**PROBLEM DETAILS**
Write out the material again exactly, please, and omit the pictures.
....................
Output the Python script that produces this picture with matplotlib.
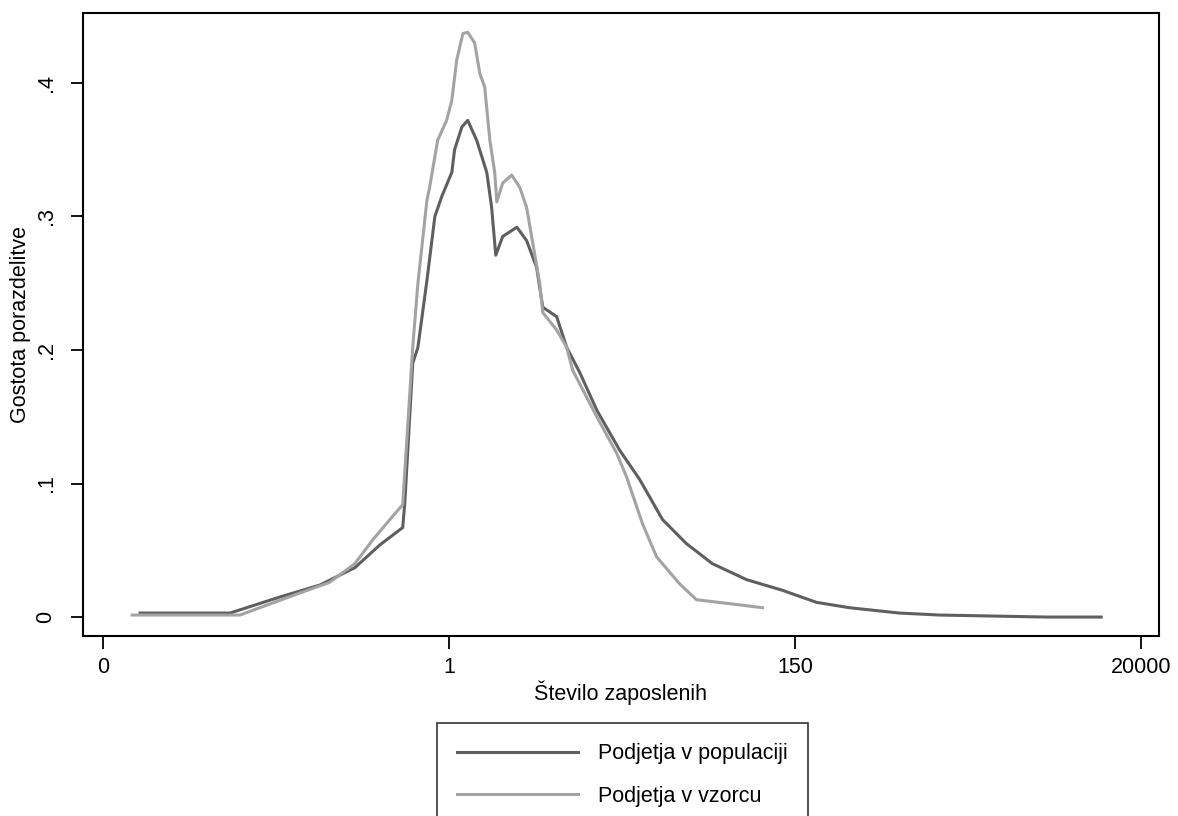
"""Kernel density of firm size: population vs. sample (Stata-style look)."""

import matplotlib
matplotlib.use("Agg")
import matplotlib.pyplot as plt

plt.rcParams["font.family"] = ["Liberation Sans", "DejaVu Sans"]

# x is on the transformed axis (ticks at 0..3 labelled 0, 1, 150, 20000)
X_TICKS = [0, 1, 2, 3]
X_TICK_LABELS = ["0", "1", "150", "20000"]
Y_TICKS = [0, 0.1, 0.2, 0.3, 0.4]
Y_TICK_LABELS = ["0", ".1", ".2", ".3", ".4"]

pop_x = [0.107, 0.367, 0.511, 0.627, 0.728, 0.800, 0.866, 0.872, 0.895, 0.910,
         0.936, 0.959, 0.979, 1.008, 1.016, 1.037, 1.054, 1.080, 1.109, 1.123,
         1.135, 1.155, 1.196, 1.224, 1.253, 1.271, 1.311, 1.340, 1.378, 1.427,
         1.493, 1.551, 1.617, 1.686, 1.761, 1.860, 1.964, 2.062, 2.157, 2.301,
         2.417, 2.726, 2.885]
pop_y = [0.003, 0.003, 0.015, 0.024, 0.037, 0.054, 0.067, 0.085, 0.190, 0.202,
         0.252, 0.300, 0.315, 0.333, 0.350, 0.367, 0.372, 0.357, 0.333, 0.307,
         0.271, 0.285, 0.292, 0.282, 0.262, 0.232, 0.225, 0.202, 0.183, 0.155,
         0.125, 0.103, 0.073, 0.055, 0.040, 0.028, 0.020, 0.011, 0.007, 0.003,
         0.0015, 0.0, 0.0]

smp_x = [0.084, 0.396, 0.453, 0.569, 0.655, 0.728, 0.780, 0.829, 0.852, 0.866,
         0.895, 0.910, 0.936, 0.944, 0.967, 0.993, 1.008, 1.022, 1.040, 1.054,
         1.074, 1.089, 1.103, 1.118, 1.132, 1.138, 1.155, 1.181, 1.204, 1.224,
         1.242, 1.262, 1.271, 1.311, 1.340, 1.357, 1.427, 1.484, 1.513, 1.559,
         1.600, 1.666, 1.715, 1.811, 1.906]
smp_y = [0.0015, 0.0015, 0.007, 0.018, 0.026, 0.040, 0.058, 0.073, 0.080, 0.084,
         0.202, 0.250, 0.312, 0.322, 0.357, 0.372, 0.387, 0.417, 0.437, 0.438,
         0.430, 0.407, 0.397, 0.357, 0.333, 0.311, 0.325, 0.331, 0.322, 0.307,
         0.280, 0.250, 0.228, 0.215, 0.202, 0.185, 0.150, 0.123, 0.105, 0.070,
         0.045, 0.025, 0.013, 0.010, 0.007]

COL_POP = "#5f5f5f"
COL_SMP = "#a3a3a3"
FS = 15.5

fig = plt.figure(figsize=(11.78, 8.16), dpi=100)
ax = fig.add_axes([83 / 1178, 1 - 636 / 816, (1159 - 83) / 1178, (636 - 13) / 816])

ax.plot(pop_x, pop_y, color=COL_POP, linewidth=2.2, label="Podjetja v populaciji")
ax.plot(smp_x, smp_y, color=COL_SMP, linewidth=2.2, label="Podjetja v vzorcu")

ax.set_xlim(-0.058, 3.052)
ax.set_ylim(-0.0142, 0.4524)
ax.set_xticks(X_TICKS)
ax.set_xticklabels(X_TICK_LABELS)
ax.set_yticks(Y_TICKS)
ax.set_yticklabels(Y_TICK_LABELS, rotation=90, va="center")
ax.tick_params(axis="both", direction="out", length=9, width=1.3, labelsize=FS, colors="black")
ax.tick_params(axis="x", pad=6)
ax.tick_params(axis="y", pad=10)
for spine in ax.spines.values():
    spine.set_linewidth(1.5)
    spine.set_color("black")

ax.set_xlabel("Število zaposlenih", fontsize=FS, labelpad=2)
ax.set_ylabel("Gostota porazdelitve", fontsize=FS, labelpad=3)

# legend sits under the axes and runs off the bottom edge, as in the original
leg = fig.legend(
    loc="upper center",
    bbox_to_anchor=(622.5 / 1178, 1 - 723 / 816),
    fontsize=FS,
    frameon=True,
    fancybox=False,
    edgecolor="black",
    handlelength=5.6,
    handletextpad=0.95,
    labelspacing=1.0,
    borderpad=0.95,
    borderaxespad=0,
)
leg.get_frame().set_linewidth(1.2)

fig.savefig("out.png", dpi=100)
....................
**SOLVED PROBLEM**
Output the Python script that produces this picture with matplotlib.
"""Kernel density of firm size: population vs. sample (Stata-style look)."""

import matplotlib
matplotlib.use("Agg")
import matplotlib.pyplot as plt

plt.rcParams["font.family"] = ["Liberation Sans", "DejaVu Sans"]

# x is on the transformed axis (ticks at 0..3 labelled 0, 1, 150, 20000)
X_TICKS = [0, 1, 2, 3]
X_TICK_LABELS = ["0", "1", "150", "20000"]
Y_TICKS = [0, 0.1, 0.2, 0.3, 0.4]
Y_TICK_LABELS = ["0", ".1", ".2", ".3", ".4"]

pop_x = [0.107, 0.367, 0.511, 0.627, 0.728, 0.800, 0.866, 0.872, 0.895, 0.910,
         0.936, 0.959, 0.979, 1.008, 1.016, 1.037, 1.054, 1.080, 1.109, 1.123,
         1.135, 1.155, 1.196, 1.224, 1.253, 1.271, 1.311, 1.340, 1.378, 1.427,
         1.493, 1.551, 1.617, 1.686, 1.761, 1.860, 1.964, 2.062, 2.157, 2.301,
         2.417, 2.726, 2.885]
pop_y = [0.003, 0.003, 0.015, 0.024, 0.037, 0.054, 0.067, 0.085, 0.190, 0.202,
         0.252, 0.300, 0.315, 0.333, 0.350, 0.367, 0.372, 0.357, 0.333, 0.307,
         0.271, 0.285, 0.292, 0.282, 0.262, 0.232, 0.225, 0.202, 0.183, 0.155,
         0.125, 0.103, 0.073, 0.055, 0.040, 0.028, 0.020, 0.011, 0.007, 0.003,
         0.0015, 0.0, 0.0]

smp_x = [0.084, 0.396, 0.453, 0.569, 0.655, 0.728, 0.780, 0.829, 0.852, 0.866,
         0.895, 0.910, 0.936, 0.944, 0.967, 0.993, 1.008, 1.022, 1.040, 1.054,
         1.074, 1.089, 1.103, 1.118, 1.132, 1.138, 1.155, 1.181, 1.204, 1.224,
         1.242, 1.262, 1.271, 1.311, 1.340, 1.357, 1.427, 1.484, 1.513, 1.559,
         1.600, 1.666, 1.715, 1.811, 1.906]
smp_y = [0.0015, 0.0015, 0.007, 0.018, 0.026, 0.040, 0.058, 0.073, 0.080, 0.084,
         0.202, 0.250, 0.312, 0.322, 0.357, 0.372, 0.387, 0.417, 0.437, 0.438,
         0.430, 0.407, 0.397, 0.357, 0.333, 0.311, 0.325, 0.331, 0.322, 0.307,
         0.280, 0.250, 0.228, 0.215, 0.202, 0.185, 0.150, 0.123, 0.105, 0.070,
         0.045, 0.025, 0.013, 0.010, 0.007]

COL_POP = "#5f5f5f"
COL_SMP = "#a3a3a3"
FS = 15.5

fig = plt.figure(figsize=(11.78, 8.16), dpi=100)
ax = fig.add_axes([83 / 1178, 1 - 636 / 816, (1159 - 83) / 1178, (636 - 13) / 816])

ax.plot(pop_x, pop_y, color=COL_POP, linewidth=2.2, label="Podjetja v populaciji")
ax.plot(smp_x, smp_y, color=COL_SMP, linewidth=2.2, label="Podjetja v vzorcu")

ax.set_xlim(-0.058, 3.052)
ax.set_ylim(-0.0142, 0.4524)
ax.set_xticks(X_TICKS)
ax.set_xticklabels(X_TICK_LABELS)
ax.set_yticks(Y_TICKS)
ax.set_yticklabels(Y_TICK_LABELS, rotation=90, va="center")
ax.tick_params(axis="both", direction="out", length=9, width=1.3, labelsize=FS, colors="black")
ax.tick_params(axis="x", pad=6)
ax.tick_params(axis="y", pad=10)
for spine in ax.spines.values():
    spine.set_linewidth(1.5)
    spine.set_color("black")

ax.set_xlabel("Število zaposlenih", fontsize=FS, labelpad=2)
ax.set_ylabel("Gostota porazdelitve", fontsize=FS, labelpad=3)

# legend sits under the axes and runs off the bottom edge, as in the original
leg = fig.legend(
    loc="upper center",
    bbox_to_anchor=(622.5 / 1178, 1 - 723 / 816),
    fontsize=FS,
    frameon=True,
    fancybox=False,
    edgecolor="black",
    handlelength=5.6,
    handletextpad=0.95,
    labelspacing=1.0,
    borderpad=0.95,
    borderaxespad=0,
)
leg.get_frame().set_linewidth(1.2)

fig.savefig("out.png", dpi=100)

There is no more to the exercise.